Stated problem
Pictures are not part of the copy. Retype the lines from the first one through the line that contains "import pandas as pd".

Data block
^^^^

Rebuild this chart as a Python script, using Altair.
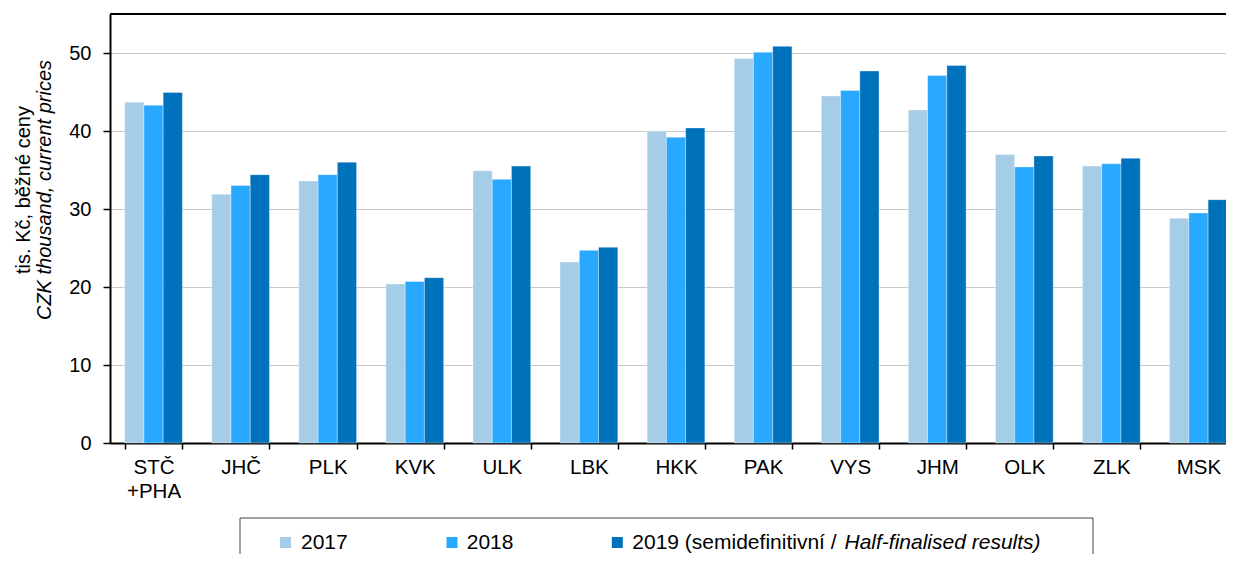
import altair as alt
import pandas as pd

regions = ["STČ\n+PHA", "JHČ", "PLK", "KVK", "ULK", "LBK", "HKK", "PAK", "VYS", "JHM", "OLK", "ZLK", "MSK"]
years = ["2017", "2018", "2019"]
v2017 = [43.7, 31.9, 33.6, 20.4, 34.9, 23.2, 40.0, 49.3, 44.5, 42.7, 37.0, 35.5, 28.8]
v2018 = [43.3, 33.0, 34.4, 20.7, 33.8, 24.7, 39.2, 50.1, 45.2, 47.1, 35.4, 35.8, 29.5]
v2019 = [44.95, 34.4, 36.0, 21.2, 35.5, 25.1, 40.4, 50.85, 47.7, 48.4, 36.8, 36.5, 31.2]
colors = ["#A6CDE7", "#29A8FF", "#0072BC"]
y_ticks = [0, 10, 20, 30, 40, 50]
title_line1 = "tis. Kč, běžné ceny"
title_line2 = "CZK thousand, current prices"
legend_labels = ["2017", "2018", "2019 (semidefinitivní / "]
legend_italic = "Half-finalised results)"

rows = []
for series, vals in zip(years, [v2017, v2018, v2019]):
    for r, v in zip(regions, vals):
        rows.append({"region": r, "year": series, "value": v})
df = pd.DataFrame(rows)

FONT = "Liberation Sans"
color_scale = alt.Scale(domain=years, range=colors)

bars = alt.Chart(df).mark_bar(stroke="white", strokeWidth=0.5, strokeOpacity=0.7).encode(
    x=alt.X("region:N", sort=regions,
            scale=alt.Scale(range=[0, 1132], paddingInner=0.337, paddingOuter=0.1685),
            axis=alt.Axis(title=None, labelAngle=0, tickBand="extent", tickSize=6, tickWidth=1.5,
                          tickColor="black", domainColor="black", domainWidth=2,
                          labelFont=FONT, labelFontSize=20.5, labelColor="black",
                          labelPadding=8, labelLineHeight=24, labelBaseline="top",
                          labelExpr="split(datum.label, '\\n')", grid=False)),
    xOffset=alt.XOffset("year:N", sort=years, scale=alt.Scale(paddingInner=0, paddingOuter=0)),
    y=alt.Y("value:Q", scale=alt.Scale(domain=[0, 55], nice=False),
            axis=alt.Axis(title=None, values=y_ticks, grid=True, gridColor="#C8C8C8", gridWidth=1,
                          domainColor="black", domainWidth=2, tickColor="black", tickSize=7,
                          tickWidth=1.5, labelFont=FONT, labelFontSize=20, labelColor="black",
                          labelPadding=12)),
    color=alt.Color("year:N", scale=color_scale, legend=None),
)

one = pd.DataFrame({"k": [0]})

top_frame = alt.Chart(one).mark_rule(color="black", strokeWidth=2).encode(
    x=alt.value(0), x2=alt.value(1140), y=alt.value(0))

t1 = alt.Chart(one).mark_text(text=title_line1, font=FONT, fontSize=20, angle=270,
                              align="center", baseline="alphabetic", color="black").encode(
    x=alt.value(-80), y=alt.value(176))
t2 = alt.Chart(one).mark_text(text=title_line2, font=FONT, fontSize=20, fontStyle="italic",
                              angle=270, align="center", baseline="alphabetic", color="black").encode(
    x=alt.value(-59), y=alt.value(176))

legend_box = alt.Chart(one).mark_rect(fill="white", stroke="#444444", strokeWidth=1).encode(
    x=alt.value(130), x2=alt.value(983), y=alt.value(504), y2=alt.value(600))

sym_x = [175.5, 342, 507.3]
txt_x = [191, 356.7, 522.3]
legend_layers = [legend_box]
for yr, sx, tx, lab in zip(years, sym_x, txt_x, legend_labels):
    legend_layers.append(
        alt.Chart(one).mark_point(shape="square", filled=True, size=121, opacity=1).encode(
            x=alt.value(sx), y=alt.value(528.5), color=alt.datum(yr)))
    legend_layers.append(
        alt.Chart(one).mark_text(text=lab, font=FONT, fontSize=21, align="left",
                                 baseline="alphabetic", color="black").encode(
            x=alt.value(tx), y=alt.value(535.3)))
legend_layers.append(
    alt.Chart(one).mark_text(text=legend_italic, font=FONT, fontSize=21, fontStyle="italic",
                             align="left", baseline="alphabetic", color="black").encode(
        x=alt.value(734.5), y=alt.value(535.3)))

chart = alt.layer(bars, top_frame, t1, t2, *legend_layers).properties(
    width=1116, height=429,
    autosize=alt.AutoSizeParams(type="none"),
    padding={"left": 102, "top": 6, "right": 0, "bottom": 111},
).configure_view(stroke=None)

chart.save("out.html", embed_options={"renderer": "svg", "actions": False})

^^^^

The answer
Rebuild this chart as a Python script, using Altair.
import altair as alt
import pandas as pd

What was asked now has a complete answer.